I read somewhere that if you're having a lucid dream, the way to tell is to try and turn a light on. Apparently you can't switch lights on in dreams.
Is there a definitive way to establish if you're dreaming or awake? Watch
- 02-12-2010 21:54
- 02-12-2010 22:04
I doubt you could tell for a non-lucid dream. Dreams are believed to be fragments of jumbled of memories streaming through, which your brain tries to interpret in the same way it interprets while conscious (hence why you report dreams as having a plot). No matter how ridiculous the situation you would still believe that was real.
As for the simulation idea, quite frankly I don't see why it would matter even if we were living in a simulation.
(Original post by whythehellnot)
- 02-12-2010 23:50
Yet you've made no attempt to enrich our understanding of the subject. It may well be stupid, perhaps even pointless, but I can't see why we wouldn't take it seriously. If, like many people, you think our senses are the main source of knowledge, then this thought experiment brings into question all knowledge ascertained through sense experience. How is this not to be taken seriously?
There are all manner of crazy possibilities in life but only a finite amount of time; this one is so crazy that it's not really worth thinking about.Last edited by electriic_ink; 02-12-2010 at 23:52.
- 02-12-2010 23:59
I often have dreams in which I remember I've had the dream before (regardless of whether I had or not) and proceeded to tell those around me not to worry because it is, in fact, a dream. This is usually then followed by me attempting to wake myself up as a crocodile tries to get in through my bedroom window. :-/
We discussed this a lot in Philosophy lessons to avoid any actual work and the argument was put forward that maybe there isn't even an 'awake' state. We could all be living in a constant dream state, individually creating our lives around us. Total mind f*ck. Man I loved those philosophy lessons!
(Original post by KayK)
- 03-12-2010 01:15
Not sure if i understand exactly what you mean or whether this may be of any relevance: http://en.wikipedia.org/wiki/Lucid_d...eality_testing
Anyhow, I would really reccomend learning lucid dreaming. It is an amazing experience, and really, practice is the only way to know if you are dreaming. Not feeling pain is a myth, and most anomalies is only recognizable if you are trained in looking for them.
(Original post by Lewis :D)
- 03-12-2010 18:33
I know this is weird but I can tell when I'm in a dream, everything is confusing and nothing is easy to do.
OP: I think the general rule is that you are aware of your consciousness when awake, although you are unaware of your unconsciousness when you're asleep.
- 03-12-2010 21:00
anyone heard of disassociative disorder?
its the feeling that everything feels unreal and that you are in a dream, i used to have it, its not as cool as you think, its pretty unpleasant actually. It can occur for different reasons, sometimes in can occur with people who have pro-longed depression, they have depression for so long that their body defends itself from feeling the pain of the depression by completely dulling all the senses and making the world feel far away, hence why it feels like life is like a dream. Its like becoming vegetated emotionally.
- 10-12-2010 02:33
No, there is no way to establish you are not dreaming.

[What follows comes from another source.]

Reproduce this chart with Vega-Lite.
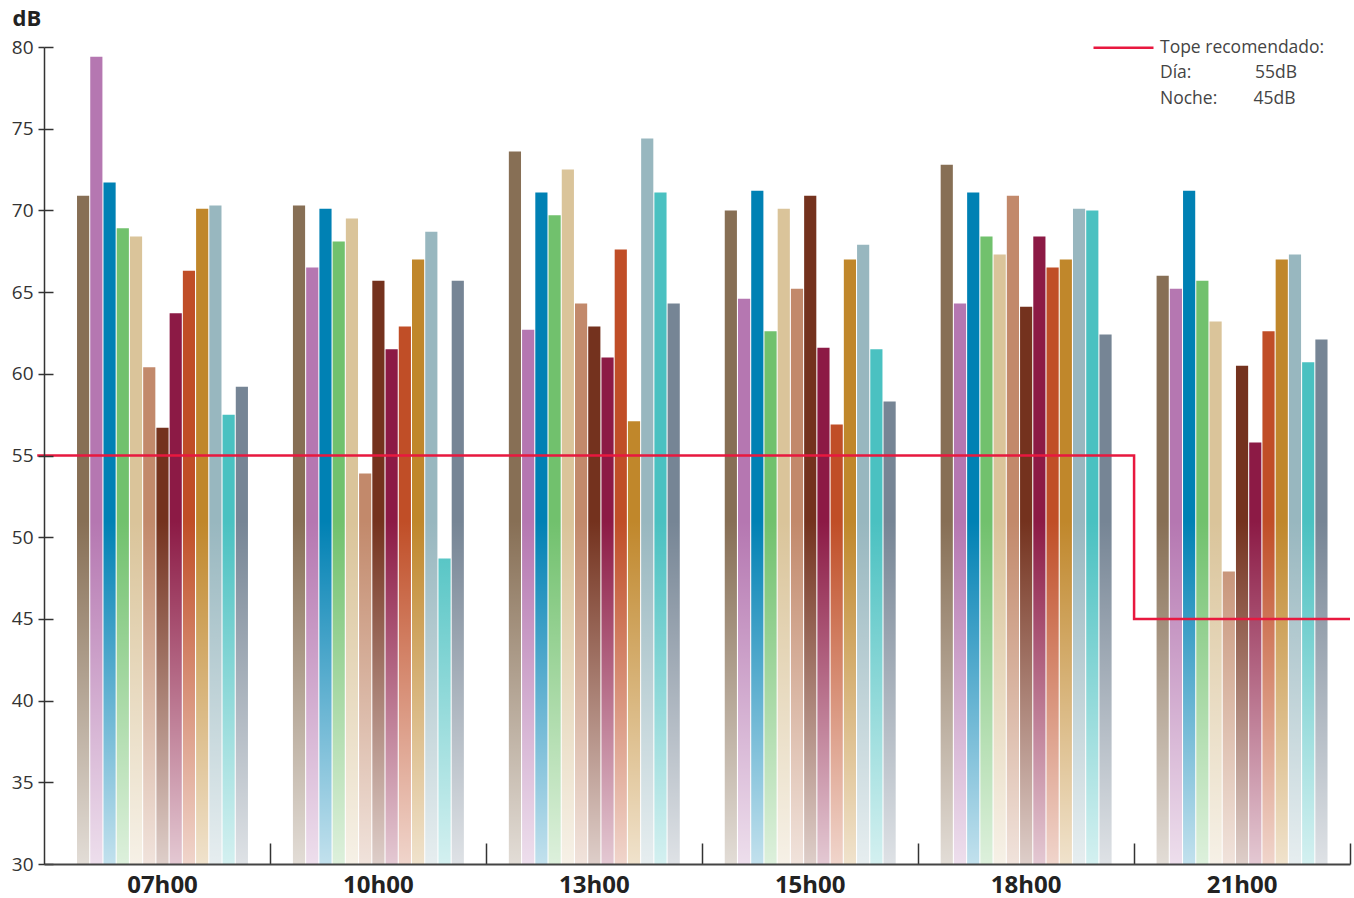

All I can say is that those who believe they are dreaming betray themselves with their behaviour.
Feel free to disagree!
(Original post by whythehellnot)
- 24-12-2010 21:17
Classic Descartes. Can you beyond a doubt tell if you're a awake as opposed to dreaming?
Perhaps there is no fool proof method for this, maybe there is. Either way, what methods could be employed (regardless of if they're fool proof) to attempt to establish if we're sleeping or not?
My friend suggested that we cannot feel pain whilst we sleep, which is where the expression "pinch me I must be dreaming" surely comes from.
Also trying to read a digital clock in dreams is meant to be a test too.